5En cela, les correspondantes de Femina et de La Vie heureuse invitaient leurs lectrices à suivre leurs pas, elles qui avaient aussi dû se frayer une place au sein des sommaires des revues et du champ littéraire encore très majoritairement masculin. Car les journalistes sont aussi romancières et vice-versa, et cette double casquette leur offre une certaine latitude pour jouer avec leur image publique. Ainsi un roman comme La Rebelle de Marcelle Tynaire peut-il être lu comme une critique des revues féminines dans lesquels elle écrivait par ailleurs, révélant le rôle joué par les écrivaines elles-mêmes dans la médiatisation de leur propre image, tout en offrant un espace plus démocratique pour penser l’évolution des rôles de sexe :

If, through their emphasis on famous couples, the magazines risked presenting modern marriage as an ideal only available to the happy few, popular women’s fiction offered a way to test the fantasy, as well as a terrain through which to explore the challenges a couple might face in attempting to assume a more modern partnership (p. 127).

Si, en mettant l’accent sur les couples célèbres, les revues risquaient de présenter le mariage moderne comme un idéal uniquement accessible à quelques élus, la fiction féminine populaire offrait un moyen de mettre ce fantasme à l’épreuve, ainsi qu’un terrain permettant d’explorer les défis auxquels un couple pouvait être confronté dans sa quête d’une collaboration plus moderne.

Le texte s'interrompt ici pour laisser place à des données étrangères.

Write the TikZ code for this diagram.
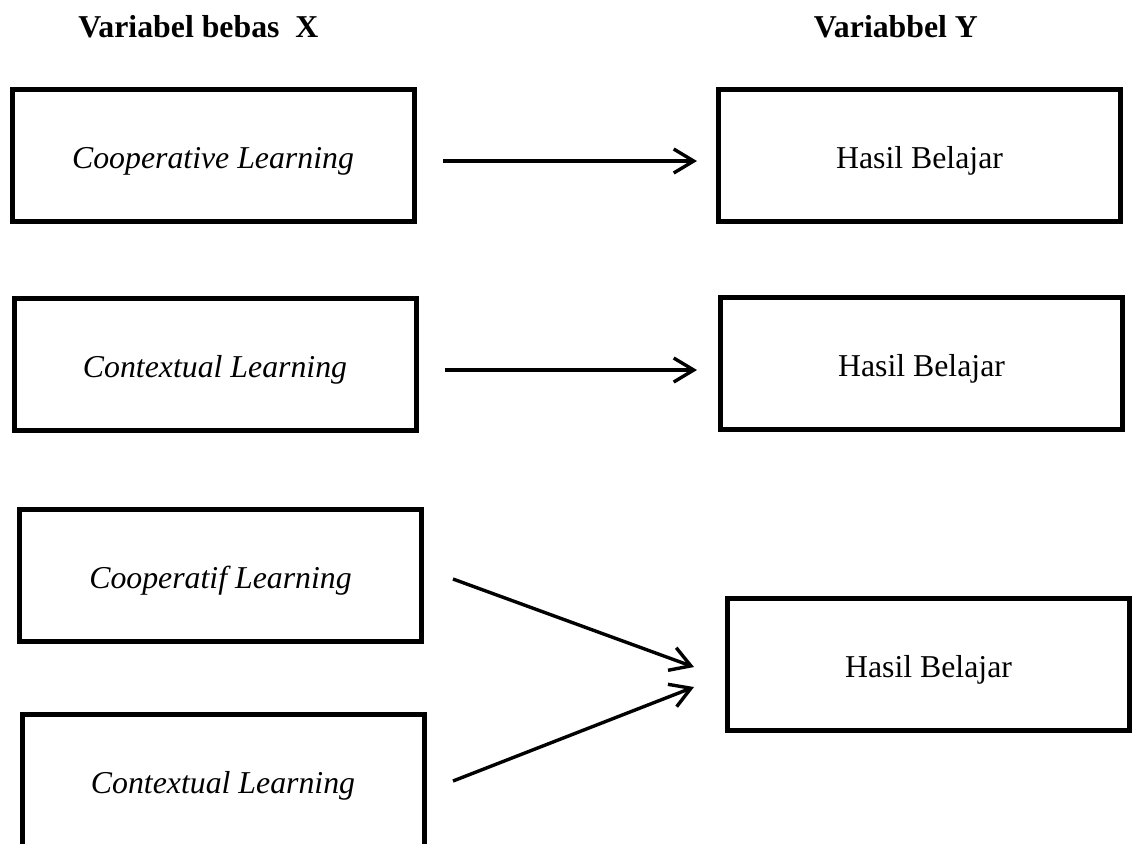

6Ainsi, à cette époque de transformation des rôles de sexe, les contributrices de Femina et La Vie heureuse ont essayé de proposer un modèle nouveau. À l’opposé des représentations qu’avait données quelqu’un comme Barbey d’Aurevilly de la femme auteure, mauvaise mère et mauvaise épouse, contrairement aux ménages d’artistes malmariés que l’on retrouve abondamment sous la plume des Goncourt, de Flaubert ou de Huysmans, les revues féminines de la Belle Époque ont fait de l’écrivaine une bonne mère et de la collaboratrice une bonne épouse, offrant à leurs lectrices un imaginaire nouveau qui, loin d’être radical, n’en était pas moins nouveau. Très vite cependant, à mesure que les femmes prenaient plus de place et que la critique (re)devenait plus violemment hostile, à mesure que cette aristocratie sociale et littéraire se voyait consumée par la Première Guerre mondiale, les associées cédèrent bientôt leur place à des figures d’autrices plus sexualisées, plus visiblement opposées aux traditions patriarcales, prolongeant de la sorte la voie tracée avant elle par Colette, Gyp ou Rachilde. En cela, les premières années de Femina et de La Vie heureuse constituent une étrange parenthèse dans l’histoire littéraire des femmes, et l’on ressort de la lecture de l’essai de Rachel Mesch avec l’impression qu’il est impossible de penser l’histoire littéraire des femmes des xixe-xxe siècles sans prendre en compte la question de la conjugalité. Soit parce qu’elle apparaît comme un repoussoir dans l’accès à la publication, soit parce qu’elle est promue comme une condition sine qua non du métier d’écrivaine.

7Si l’essai de Rachel Mesch emporte tant la conviction, c’est qu’elle est sensible aux transformations de la revue dont elle ne fige jamais ni les orientations, ni le médium en tant que tel : au contraire, elle montre que les romans des différents auteur·es de la revue doivent être lus comme autant de prolongements, de réponses, voire d’(auto)critiques aux propos formulés dans les pages de Femina ou de La Vie heureuse. Cette voie moyenne qui est la sienne – refuser de considérer de telles revues comme féministes, sans nier les conséquences positives qu’elles ont pu avoir sur la démocratisation de la lecture et l’écriture chez les femmes (certes de l’aristocratie et de la haute bourgeoisie) – semble par ailleurs très convaincante. Je regrette cependant que l’expression « Belle Epoque Literary Feminism » ne soit pas plus commentée dans l’ouvrage, alors que chacune de ses parties aurait mérité de l’être, et que ne soit pas davantage approfondis, par une analyse des réseaux, les liens existant entre les collaboratrices de la revue. En l’état, l’essai donne l’impression que Femina et La Vie heureuse, et les prix qui leur sont associés, demeurent les seuls espaces de sociabilité de ces femmes en dehors de leur mariage. Or le cas passionnant de Lucie Delarue-Mardrus laisse apparaître le contraire : proche des poétesses de la génération « Sappho 1900 », elle apparaît uniquement – ainsi que le souligne Rachel Mesch (p. 85) – comme la femme de Joseph-Charles Mardrus, sans que soit jamais évoquée sa liaison avec Natalie Barney, pourtant bien connue. Mais ce silence est-il le fait des revues ou de Lucie Delarue-Mardrus elle-même ? Et à quel point les « ménages d’artistes » promus dans Femina et La Vie heureuse ne se répondent-ils pas les uns les autres, dans une logique de différenciation peu interrogée dans l’essai ? Autant de questions qui mériteraient des prolongements.